When discussing his community involvement, Cover stated: “I found that a lot of my commitments were manageable if I put myself into whatever I was doing at the moment entirely and focused on nothing else. This way I could fully dedicate myself to my work, or my practice, or my volunteering and organizing.” Dedicating himself to a Multi–Arts Summer Camp for a total of sixty hours, along with his 24 hours of hard work in volunteering at Relay for Life, Cover has tirelessly poured his time and energy into emitting positivity into each environment in which he finds himself.
To top off his athletic and academic feats, Cover also played key roles in Sleepy Hollow High School’s Theater Productions of Seussical, Pippen, Beauty and the Beast, and Hello Dolly. To say the least, Cover is Sleepy Hollow High School’s very own “Max of all trades.”
Max Cover will be transferring his talent, leadership qualities, and passion to Yale University in the fall, where he will pursue his political interests.
Below is a Q&A with Max.
Q: How do you balance community involvement, as well as academic achievement, with the commitment of athletics?
A: I found that a lot of my commitments were manageable if I put myself into whatever I was doing at the moment entirely and focused on nothing else. This way I could fully dedicate myself to my work, or my practice, or my volunteering and organizing.
Q: What motivates you most on the field, court, etc.?
A: I find very different motivation between soccer and track. Soccer is all about feeling the collective energy of the team and building on each other to become one force of will and desire. Games where everyone comes together in a cohesive net of motivation is when you feel like you’ve played well. Of course, a lot of that must come from within but the presence of teammates and having a coach creates a dynamic between everyone that fuels my desire to succeed. My mindset transforms after I finish the fall season and start track. There is no team in track, and as supportive as the track team is of each other there is no one to feed off of. Your performance is solely based upon yourself and therefore the motivation comes from yourself. In contrast to the team building of soccer, what motivates me to train hard and race hard is my competitive hunger to be the best. I want to break school records, I want to win my sectional meet, I want to make my mark in the track scene in our area. Motivation has to come from a selfish place to run, otherwise it is impossible to be successful. You can’t run to please anyone or to impress anyone. You must feel within yourself the need to be the best you can be, and that’s what I have learned to do in my four years of running track.
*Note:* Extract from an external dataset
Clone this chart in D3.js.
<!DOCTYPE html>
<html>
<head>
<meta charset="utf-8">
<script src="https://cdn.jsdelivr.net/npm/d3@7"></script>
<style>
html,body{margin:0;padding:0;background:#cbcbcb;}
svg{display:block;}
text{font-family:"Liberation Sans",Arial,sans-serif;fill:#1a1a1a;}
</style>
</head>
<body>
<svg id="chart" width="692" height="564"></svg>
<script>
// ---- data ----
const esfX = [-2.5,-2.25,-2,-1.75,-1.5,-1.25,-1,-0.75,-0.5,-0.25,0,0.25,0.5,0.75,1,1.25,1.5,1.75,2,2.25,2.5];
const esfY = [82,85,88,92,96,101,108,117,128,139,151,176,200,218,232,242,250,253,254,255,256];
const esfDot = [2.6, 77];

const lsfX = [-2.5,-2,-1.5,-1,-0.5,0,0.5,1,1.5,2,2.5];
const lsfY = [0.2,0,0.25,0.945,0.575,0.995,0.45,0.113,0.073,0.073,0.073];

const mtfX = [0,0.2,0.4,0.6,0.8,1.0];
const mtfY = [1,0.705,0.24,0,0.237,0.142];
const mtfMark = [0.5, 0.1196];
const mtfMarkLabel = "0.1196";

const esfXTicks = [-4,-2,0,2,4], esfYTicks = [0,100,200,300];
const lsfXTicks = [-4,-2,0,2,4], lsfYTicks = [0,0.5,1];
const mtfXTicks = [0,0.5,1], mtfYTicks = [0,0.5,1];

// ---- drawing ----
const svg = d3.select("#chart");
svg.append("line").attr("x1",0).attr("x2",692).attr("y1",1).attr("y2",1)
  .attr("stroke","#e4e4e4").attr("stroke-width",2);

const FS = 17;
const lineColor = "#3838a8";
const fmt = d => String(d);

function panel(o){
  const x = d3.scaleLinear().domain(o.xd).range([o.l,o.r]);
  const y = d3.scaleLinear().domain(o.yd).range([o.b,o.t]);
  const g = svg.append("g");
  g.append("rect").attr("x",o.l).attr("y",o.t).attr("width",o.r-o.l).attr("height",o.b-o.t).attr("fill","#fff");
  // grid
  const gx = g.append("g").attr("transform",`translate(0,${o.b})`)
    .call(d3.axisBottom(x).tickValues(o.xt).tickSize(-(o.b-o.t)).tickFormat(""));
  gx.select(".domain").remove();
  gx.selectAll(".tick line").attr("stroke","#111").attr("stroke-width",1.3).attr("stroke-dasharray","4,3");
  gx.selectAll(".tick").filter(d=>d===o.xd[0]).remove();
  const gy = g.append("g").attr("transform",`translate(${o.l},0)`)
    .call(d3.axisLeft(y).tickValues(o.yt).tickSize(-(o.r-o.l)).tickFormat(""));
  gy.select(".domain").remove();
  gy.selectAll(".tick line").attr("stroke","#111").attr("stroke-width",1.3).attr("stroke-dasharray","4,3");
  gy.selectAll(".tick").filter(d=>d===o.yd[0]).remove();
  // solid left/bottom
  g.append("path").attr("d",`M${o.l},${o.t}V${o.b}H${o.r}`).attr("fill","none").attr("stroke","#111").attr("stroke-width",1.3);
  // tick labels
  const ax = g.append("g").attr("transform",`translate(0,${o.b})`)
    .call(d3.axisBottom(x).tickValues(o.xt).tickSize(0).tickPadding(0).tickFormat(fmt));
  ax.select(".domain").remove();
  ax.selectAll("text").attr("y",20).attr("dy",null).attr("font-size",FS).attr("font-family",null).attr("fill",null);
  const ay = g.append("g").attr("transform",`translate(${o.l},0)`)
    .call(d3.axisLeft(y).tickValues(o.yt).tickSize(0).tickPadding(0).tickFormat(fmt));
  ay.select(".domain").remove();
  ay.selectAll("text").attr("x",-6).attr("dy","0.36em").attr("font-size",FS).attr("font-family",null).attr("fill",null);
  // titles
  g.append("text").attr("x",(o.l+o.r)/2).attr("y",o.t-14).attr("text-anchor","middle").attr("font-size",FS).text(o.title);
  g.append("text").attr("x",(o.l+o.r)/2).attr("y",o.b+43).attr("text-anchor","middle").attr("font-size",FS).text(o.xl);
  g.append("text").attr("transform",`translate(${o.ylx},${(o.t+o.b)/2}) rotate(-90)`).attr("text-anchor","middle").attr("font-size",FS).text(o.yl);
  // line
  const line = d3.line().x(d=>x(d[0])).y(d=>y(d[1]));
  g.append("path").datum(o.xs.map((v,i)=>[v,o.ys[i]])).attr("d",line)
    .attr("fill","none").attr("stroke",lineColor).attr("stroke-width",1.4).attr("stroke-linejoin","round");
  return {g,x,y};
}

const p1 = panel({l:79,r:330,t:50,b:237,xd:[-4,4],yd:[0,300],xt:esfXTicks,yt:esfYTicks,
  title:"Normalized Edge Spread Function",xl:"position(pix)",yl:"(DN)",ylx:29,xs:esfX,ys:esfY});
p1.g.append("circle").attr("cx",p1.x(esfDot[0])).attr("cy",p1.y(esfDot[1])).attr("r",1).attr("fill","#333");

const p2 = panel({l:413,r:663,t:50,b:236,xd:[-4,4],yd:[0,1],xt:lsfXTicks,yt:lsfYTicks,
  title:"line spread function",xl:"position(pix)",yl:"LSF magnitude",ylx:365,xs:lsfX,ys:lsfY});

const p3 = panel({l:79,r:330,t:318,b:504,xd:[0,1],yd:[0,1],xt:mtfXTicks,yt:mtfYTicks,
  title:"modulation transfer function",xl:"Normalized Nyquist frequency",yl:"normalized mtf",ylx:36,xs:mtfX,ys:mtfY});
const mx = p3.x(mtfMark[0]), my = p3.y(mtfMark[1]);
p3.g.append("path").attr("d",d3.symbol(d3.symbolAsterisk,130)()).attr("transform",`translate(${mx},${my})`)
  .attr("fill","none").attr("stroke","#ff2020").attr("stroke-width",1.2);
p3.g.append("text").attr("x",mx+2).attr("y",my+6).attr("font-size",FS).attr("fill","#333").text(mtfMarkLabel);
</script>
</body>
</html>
Q: What do you consider to be your best accomplishment (could be academic, athletic, community-related)?
A: My greatest accomplishment is probably beating Greeley this year. The reason I say that is because I can say our team played with 100% focus and heart every single second of that game and we never let our energy drop. We didn’t let our heads get big; we didn’t take winning for granted for an instant. Up until the last corner kick we had to clear from the box our minds mixed into one cohesive team. We couldn’t recreate that the next round of playoffs, so we lost, yet I think that it’s a testament to how special the Greeley game was. That unity was a once in a career experience.
Q: What is the most rewarding part of achieving feats for your team?
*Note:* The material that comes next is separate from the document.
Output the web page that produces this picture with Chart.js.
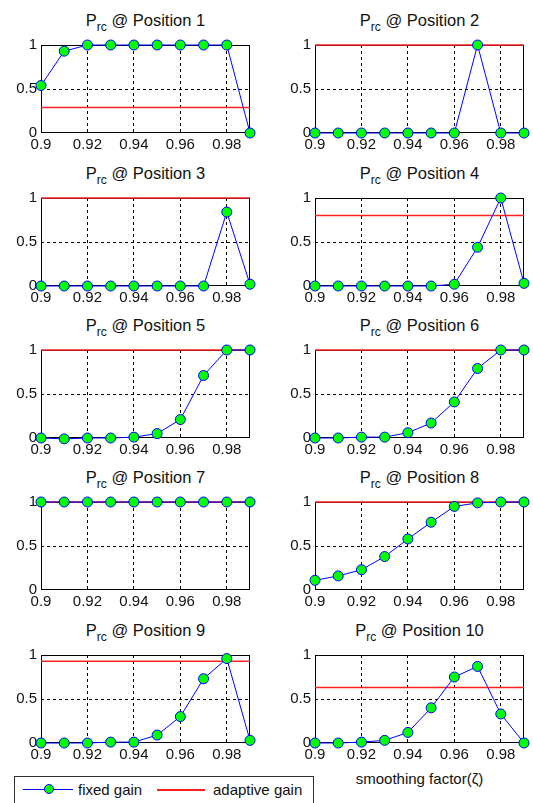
<!DOCTYPE html>
<html>
<head>
<meta charset="utf-8">
<script src="https://cdn.jsdelivr.net/npm/chart.js@4"></script>
<style>
body { margin: 0; width: 533px; height: 803px; overflow: hidden; background: #fff; position: relative;
       font-family: "Liberation Sans", Arial, sans-serif; color: #111; }
canvas { position: absolute; }
.title { position: absolute; width: 209px; text-align: center; font-size: 16.5px; line-height: 18px; white-space: nowrap; }
.title span { font-size: 12px; position: relative; top: 5px; }
#xlabel { position: absolute; left: 315px; top: 770px; width: 209px; text-align: center; font-size: 15px; line-height: 18px; }
#legend { position: absolute; left: 14px; top: 776px; width: 298px; height: 40px; border: 1px solid #333; background: #fff; }
#legend div { position: absolute; }
#legend .txt { font-size: 15px; line-height: 18px; top: 4px; }
</style>
</head>
<body>
<div id="xlabel">smoothing factor(ζ)</div>
<div id="legend">
  <div style="left:8px; top:12px; width:50px; height:1px; background:#0000ff"></div>
  <div style="left:29px; top:7px; width:10px; height:10px; border-radius:50%; background:#00ff00; border:1px solid #0000ff; box-sizing:border-box"></div>
  <div class="txt" style="left:63px">fixed gain</div>
  <div style="left:142px; top:12px; width:48px; height:2px; background:#ff2020"></div>
  <div class="txt" style="left:198px">adaptive gain</div>
</div>
<script>
// data
const xValues = [0.9, 0.91, 0.92, 0.93, 0.94, 0.95, 0.96, 0.97, 0.98, 0.99];
const xTicks = [0.9, 0.92, 0.94, 0.96, 0.98];
const xTickLabels = ['0.9', '0.92', '0.94', '0.96', '0.98'];
const yTicks = [0, 0.5, 1];
const yTickLabels = ['0', '0.5', '1'];
const positions = [1, 2, 3, 4, 5, 6, 7, 8, 9, 10];

const fixedGain = [
    [0.54, 0.93, 1, 1, 1, 1, 1, 1, 1, 0],
    [0, 0, 0, 0, 0, 0, 0, 1, 0, 0],
    [0, 0, 0, 0, 0, 0, 0, 0, 0.84, 0.02],
    [0, 0, 0, 0, 0, 0, 0.02, 0.44, 1, 0.03],
    [0, -0.01, 0, 0, 0.01, 0.05, 0.21, 0.71, 1, 1],
    [0, 0, 0.01, 0.01, 0.06, 0.17, 0.41, 0.79, 1, 1],
    [1, 1, 1, 1, 1, 1, 1, 1, 1, 1],
    [0.11, 0.16, 0.23, 0.38, 0.58, 0.77, 0.95, 0.99, 1, 1],
    [0, 0, 0, 0.01, 0.01, 0.09, 0.30, 0.73, 0.96, 0.03],
    [0, 0, 0.01, 0.03, 0.12, 0.40, 0.75, 0.87, 0.33, 0]
];
const adaptiveGain = [0.29, 1, 1, 0.80, 1, 1, 1, 1, 0.93, 0.63];

// layout
const plotLefts = [41, 315];
const plotTops = [44, 197, 349, 501, 654];
const plotW = 209, plotH = 89;
const padTop = 12, padRight = 8, yAxisW = 40, xAxisH = 22;
const fontFamily = '"Liberation Sans", Arial, sans-serif';

// matlab style box round the plot area
const boxPlugin = {
    id: 'box',
    beforeDatasetsDraw(chart) {
        const a = chart.chartArea;
        const ctx = chart.ctx;
        ctx.save();
        ctx.strokeStyle = '#000';
        ctx.lineWidth = 1;
        ctx.strokeRect(Math.round(a.left) + 0.5, Math.round(a.top) + 0.5, Math.round(a.width) - 1, Math.round(a.height) - 1);
        ctx.restore();
    }
};

positions.forEach((pos, i) => {
    const col = i % 2;
    const row = Math.floor(i / 2);
    const left = plotLefts[col];
    const top = plotTops[row];

    const title = document.createElement('div');
    title.className = 'title';
    title.style.left = left + 'px';
    title.style.top = (top - 33) + 'px';
    title.innerHTML = 'P<span>rc</span> @ Position ' + pos;
    document.body.appendChild(title);

    const canvas = document.createElement('canvas');
    canvas.width = yAxisW + plotW + padRight;
    canvas.height = padTop + plotH + xAxisH;
    canvas.style.left = (left - yAxisW) + 'px';
    canvas.style.top = (top - padTop) + 'px';
    document.body.appendChild(canvas);

    new Chart(canvas, {
        type: 'line',
        data: {
            datasets: [
                {
                    label: 'fixed gain',
                    data: xValues.map((x, j) => ({ x: x, y: fixedGain[i][j] })),
                    borderColor: '#0000ff',
                    borderWidth: 1,
                    pointRadius: 5,
                    pointBackgroundColor: '#00ff00',
                    pointBorderColor: '#0000ff',
                    pointBorderWidth: 1,
                    clip: false
                },
                {
                    label: 'adaptive gain',
                    data: [{ x: xValues[0], y: adaptiveGain[i] }, { x: xValues[xValues.length - 1], y: adaptiveGain[i] }],
                    borderColor: '#ff2020',
                    borderWidth: 1.5,
                    pointRadius: 0,
                    clip: false
                }
            ]
        },
        options: {
            responsive: false,
            animation: false,
            events: [],
            layout: { padding: { top: padTop, right: padRight, left: 0, bottom: 0 } },
            plugins: { legend: { display: false }, tooltip: { enabled: false } },
            scales: {
                x: {
                    type: 'linear',
                    min: xValues[0],
                    max: xValues[xValues.length - 1],
                    afterBuildTicks: s => { s.ticks = xTicks.map(v => ({ value: v })); },
                    afterFit: s => { s.height = xAxisH; },
                    ticks: {
                        callback: (v, k) => xTickLabels[k],
                        color: '#111',
                        font: { size: 15, family: fontFamily },
                        padding: 3,
                        maxRotation: 0,
                        autoSkip: false
                    },
                    grid: {
                        drawTicks: false,
                        lineWidth: 1,
                        color: c => (c.tick && c.tick.value > 0.901) ? '#000' : 'rgba(0,0,0,0)'
                    },
                    border: { display: false, dash: [3, 3] }
                },
                y: {
                    min: 0,
                    max: 1,
                    afterBuildTicks: s => { s.ticks = yTicks.map(v => ({ value: v })); },
                    afterFit: s => { s.width = yAxisW; },
                    ticks: {
                        callback: (v, k) => yTickLabels[k],
                        color: '#111',
                        font: { size: 15, family: fontFamily },
                        padding: 4
                    },
                    grid: {
                        drawTicks: false,
                        lineWidth: 1,
                        color: c => (c.tick && c.tick.value > 0 && c.tick.value < 1) ? '#000' : 'rgba(0,0,0,0)'
                    },
                    border: { display: false, dash: [3, 3] }
                }
            }
        },
        plugins: [boxPlugin]
    });
});
</script>
</body>
</html>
A: The everlasting bond that the memories of achievements that are forged. I still talk about the good old days with my teammates who graduated when I was a freshman and relive our glories, and our failures, in a fashion that is unique to sports. I’ll forever be connected to people I otherwise would never interact with and the lasting friendship I have with them speaks volumes about the strength of the bond that is created when you a common victory with someone. I’ll never stop talking about my pass to my teammates Carlos Suqui who then drove at the Horse Greeley defense and scored the game winning goal to lift us over the number 1 seeded team in sectional playoffs.
Q: Do you have any role models?
A: My role model was a junior in high school when I was a freshman, Diego Arias. In many ways he is no longer my role model as we are close friends now and we have become equals, but the image I had of him as I came into high school soccer is ingrained in my mind. I was so impressed by his raw talent and his desire to be better.
Q: How do you involve yourself in the community?
A: A way I’ve connected myself to my community is through children. Its rewarding and important to focus on the next generation of students and athletes to keep our programs strong. Two ways I’m proud to work with kids is through our school’s multi-arts summer camp and the soccer summer camp I helped start. The multi-arts camp is a very inexpensive camp that brings together our diverse community in a truly unifying manner that is surprisingly uncommon. The diversity in our towns is often praised yet this is one of the few places where people of all backgrounds actually come together as absolute equals. The soccer camp is another time I’ve seen this unity. In this camp, younger boy and girl soccer players are coached by the varsity athletes in a week-long camp. I pushed for this camp because the basketball team did a similar thing and I felt our soccer players deserved that opportunity. Each year everyone involved has an incredible experience and feels that the camp strengthens the connection between the varsity program and the rest of the soccer players in our district.
Q: If you could describe your experience as a student-athlete in three words, what would they be?
A: Character-Building, motivating, rewarding.